Howard’s blueprint has hardly changed

Five years ago, on November 24, the government changed, but the country didn’t. Not nearly as much as people either hoped or feared it would, after John Howard anyway. Post-Howard politics has largely turned out to be the continuation of the Howard era by other means. Lazarus, it seems, just won’t lie down and die.

Like his predecessor, Howard was given to warning his more fickle supporters that when you changed the government you changed the country.

As admonitions go, it seems incontestable; no one doubts Gough Whitlam, Malcolm Fraser, Bob Hawke, Paul Keating or Howard himself imposed their vision on the nation they were elected to lead. But Keating and Howard have been proven wrong. Given the rosy glow of nostalgia enveloping what Tony Abbott now refers to as the golden age of the previous Liberal government, it was Howard first, daylight second when Essential Media Communications ran a poll on Australia’s best prime minister earlier this year. It’s worth recalling though just how over Howard most of us were by the end of his 11-year reign.
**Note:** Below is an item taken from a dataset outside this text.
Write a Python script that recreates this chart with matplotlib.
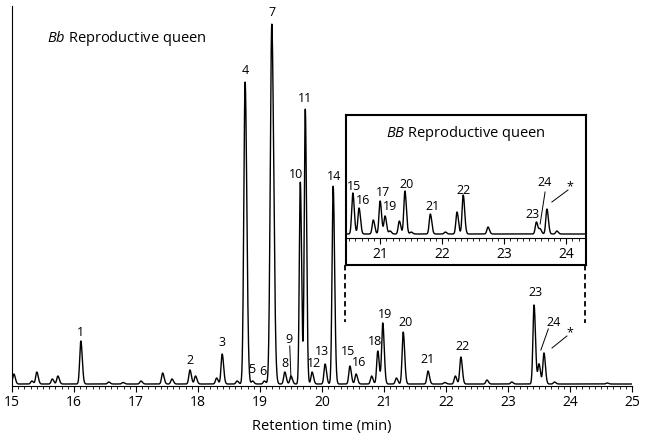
import numpy as np
import matplotlib
matplotlib.use("Agg")
import matplotlib.pyplot as plt
from matplotlib.ticker import MultipleLocator

plt.rcParams['font.family'] = ['Open Sans', 'DejaVu Sans']
plt.rcParams['mathtext.fontset'] = 'custom'
plt.rcParams['mathtext.rm'] = 'Open Sans'
plt.rcParams['mathtext.it'] = 'Open Sans:italic'

# main chromatogram: peak retention times (min), heights (a.u.), widths (sigma, min)
rt_main = [15.03, 15.32, 15.40, 15.65, 15.74, 16.11, 16.56, 16.79, 17.08, 17.43,
           17.58, 17.87, 17.96, 18.30, 18.39, 18.63, 18.76, 18.88, 19.07, 19.19,
           19.40, 19.50, 19.65, 19.73, 19.84, 20.05, 20.18, 20.45, 20.55, 20.80,
           20.90, 20.98, 21.20, 21.31, 21.71, 21.98, 22.15, 22.24, 22.66, 23.06,
           23.42, 23.50, 23.58, 23.75, 24.6]
h_main = [10, 3, 12, 5, 8, 43, 2, 1.5, 3, 11,
          5, 14, 8, 6, 30, 3, 302, 3, 3, 360,
          12, 8, 202, 275, 12, 20, 198, 18, 10, 8,
          33, 61, 6, 52, 13, 1.5, 8, 27, 4, 2,
          79, 20, 31, 2, 1]
w_main = [0.018] * len(rt_main)
w_main[16] = 0.021
w_main[19] = 0.024
w_main[22] = 0.016
w_main[23] = 0.016

# inset chromatogram (BB reproductive queen)
rt_ins = [20.56, 20.66, 20.89, 21.00, 21.08, 21.16, 21.31, 21.40, 21.50, 21.81,
          22.05, 22.24, 22.34, 22.74, 23.52, 23.58, 23.69, 23.85]
h_ins = [41, 26, 14, 33, 18, 3, 13, 43, 2, 20,
         2, 22, 39, 7, 12, 5, 25, 3]
w_ins = [0.018] * len(rt_ins)

# peak labels
lab_main = ["1", "2", "3", "4", "5", "6", "7", "8", "10", "11", "12", "13", "14",
            "15", "16", "18", "19", "20", "21", "22", "23"]
lab_main_x = [16.11, 17.87, 18.39, 18.76, 18.87, 19.05, 19.19, 19.40, 19.58, 19.73,
              19.87, 20.00, 20.19, 20.42, 20.60, 20.85, 21.02, 21.34, 21.71, 22.26, 23.45]
lab_main_y = [53, 24, 42, 315, 15, 13, 373, 21, 211, 286,
              21, 33, 209, 33, 22, 43, 70, 62, 25, 38, 92]

lab_ins = ["15", "16", "17", "19", "20", "21", "22", "23"]
lab_ins_x = [20.58, 20.73, 21.05, 21.16, 21.42, 21.84, 22.34, 23.45]
lab_ins_y = [48, 35, 42, 28, 51, 28, 45, 20]


def trace(t, rts, hs, ws, tail=1.3):
    y = np.zeros_like(t)
    for rt, h, w in zip(rts, hs, ws):
        s = np.where(t < rt, w, w * tail)
        y += h * np.exp(-(t - rt) ** 2 / (2 * s ** 2))
    return y


t = np.linspace(15, 25, 5000)
y_main = trace(t, rt_main, h_main, w_main)
t2 = np.linspace(20.3, 24.5, 3000)
y_ins = trace(t2, rt_ins, h_ins, w_ins)

W, H = 645, 439
fig = plt.figure(figsize=(W / 100, H / 100), dpi=100)


def rect(l, r, top, bot):
    return [l / W, 1 - bot / H, (r - l) / W, (bot - top) / H]


ax = fig.add_axes(rect(12, 632, 7, 387))
ax.plot(t, y_main, color='black', lw=1.0)
ax.set_xlim(15, 25)
ax.set_ylim(-2, 378)
ax.spines['top'].set_visible(False)
ax.spines['right'].set_visible(False)
ax.set_yticks([])
ax.xaxis.set_major_locator(MultipleLocator(1))
ax.xaxis.set_minor_locator(MultipleLocator(0.1))
ax.tick_params(axis='x', which='major', length=4, labelsize=10, pad=2)
ax.tick_params(axis='x', which='minor', length=2)
ax.set_xlabel("Retention time (min)", fontsize=10.5, labelpad=6)
ax.text(15.57, 347, r"$\mathit{Bb}$ Reproductive queen", fontsize=10.5,
        ha='left', va='center')

for s, x, y in zip(lab_main, lab_main_x, lab_main_y):
    ax.text(x, y, s, fontsize=9, ha='center', va='center')
ax.text(19.47, 45, "9", fontsize=9, ha='center', va='center')
ax.plot([19.48, 19.50], [38, 5], color='black', lw=0.7)
ax.text(23.73, 63, "24", fontsize=9, ha='center', va='center')
ax.plot([23.65, 23.53], [55, 34], color='black', lw=0.7)
ax.text(24.0, 52, "*", fontsize=9, ha='center', va='center')
ax.plot([23.95, 23.71], [48, 36], color='black', lw=0.7)

# dashed connectors from inset down to main trace
ax.plot([20.37, 20.37], [119, 62], color='black', lw=1.3, ls=(0, (3, 2)))
ax.plot([24.24, 24.24], [119, 61], color='black', lw=1.3, ls=(0, (3, 2)))

# inset frame
box = fig.add_axes(rect(346, 586, 116, 266))
box.set_xticks([])
box.set_yticks([])
for sp in box.spines.values():
    sp.set_linewidth(1.5)
box.patch.set_alpha(0)
box.text(0.5, 0.885, r"$\mathit{BB}$ Reproductive queen", fontsize=10.5,
         ha='center', va='center', transform=box.transAxes)

ins = fig.add_axes(rect(346, 586, 150, 239))
ins.patch.set_alpha(0)
ins.plot(t2, y_ins, color='black', lw=1.0)
ins.set_xlim(20.45, 24.32)
ins.set_ylim(-4, 85)
for k in ['top', 'right', 'left']:
    ins.spines[k].set_visible(False)
ins.set_yticks([])
ins.xaxis.set_major_locator(MultipleLocator(1))
ins.xaxis.set_minor_locator(MultipleLocator(0.1))
ins.tick_params(axis='x', which='major', length=4, labelsize=10, pad=2)
ins.tick_params(axis='x', which='minor', length=2)
for s, x, y in zip(lab_ins, lab_ins_x, lab_ins_y):
    ins.text(x, y, s, fontsize=9, ha='center', va='center')
ins.text(23.66, 52, "24", fontsize=9, ha='center', va='center')
ins.plot([23.66, 23.58], [42, 10], color='black', lw=0.7)
ins.text(24.06, 48, "*", fontsize=9, ha='center', va='center')
ins.plot([24.03, 23.77], [44, 32], color='black', lw=0.7)

fig.savefig("out.png", dpi=100)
The electorate embraced Kevin Rudd from the moment he rolled the hapless Kim Beazley. Rudd was 10 points ahead of Howard as preferred prime minister throughout 2007 and at one point took the Labor Party to a 69-31 lead in the two-party preferred rating. Relations between Howard and mainstream Australia had cooled to such an extent that he even made a last-minute offer, albeit half-hearted and highly conditional, to stand aside in favour of his long-frustrated deputy Peter Costello.

As the nation’s second-longest serving prime minister wrote in his best-selling 2010 autobiography Lazarus Rising, “The mood of the electorate in November 2007 was akin to that of a reader who had reached the end of an interesting, but rather long, book. He puts it aside satisfied with what he has read, but in the mood for something different.”

Even back then, the electorate didn’t want anything radically different; Rudd marketed himself as Howard 2.0, a church-going family man and economic conservative. Nonetheless, in those heady early months when the Kyoto Protocol was signed, an apology to the stolen generations given, and members of the nation’s creative class – frequently dismissed as self-appointed cultural dieticians by Howard – invited to help formulate government policy at the 2020 summit, some on the long-dispirited left dared to dream Rudd could in fact turn out to be Whitlam 2.0. Howard’s not insubstantial collection of critics – none more obsessive than Keating – pronounced themselves vindicated at long last. Even the Liberal Party seemed to be distancing itself from Howard by opting for Brendan Nelson, then Malcolm Turnbull, two moderates whose leadership styles couldn’t have been more different than Howard’s sober suburban solicitor persona.

The subsequent misfortunes of Rudd, Julia Gillard, Nelson and Turnbull do not need recounting here. Suffice to say, in contrast to his successors, Howard casts a mighty shadow across Australian politics five years after being unceremoniously expunged from Parliament. Labor has done little more than tinker at the edges of Howard’s initiatives when it comes to health, welfare, indigenous and foreign policy. On refugees, it has gone back to his ”Pacific solution”. A carbon tax is in place but an emissions trading scheme would have long ago been implemented had Howard been re-elected. And, had he remained in office, it’s not hard to imagine Howard backing schemes similar to the national broadband network and national disability insurance.

If, barring the odd mining super profits tax here and cut in defence spending there, so little of Howard’s policy architecture has been dismantled two elections later, it’s probably because the electorate is relaxed and comfortable about keeping the country as he arranged it; something that hasn’t escaped the attention of the political class.

Howard’s greatest achievement may be that, like Margaret Thatcher, he transformed not one political party but two. Certainly, as the next election approaches, the Prime Minister and the Opposition Leader, as well as their only viable replacements, will be studying the Howard playbook intently.

Gillard will be hoping her Howardesque indefatigability, unpretentiousness, and social conservatism on issues such as gay marriage, will win over middle Australia. Abbott will continue to soothingly promise to end the chaotic interregnum and recreate the stable government his old boss led. Rudd and Turnbull, if they are ever to experience their own Lazarus-with-a-triple-bypass resurrections as hinted at this week, will need to convince colleagues that, like the master, they’ve developed some people skills during their spell in the wilderness. Whoever ends up contesting and winning the next election, Howard can take comfort in the knowledge the times have not yet ceased to suit him.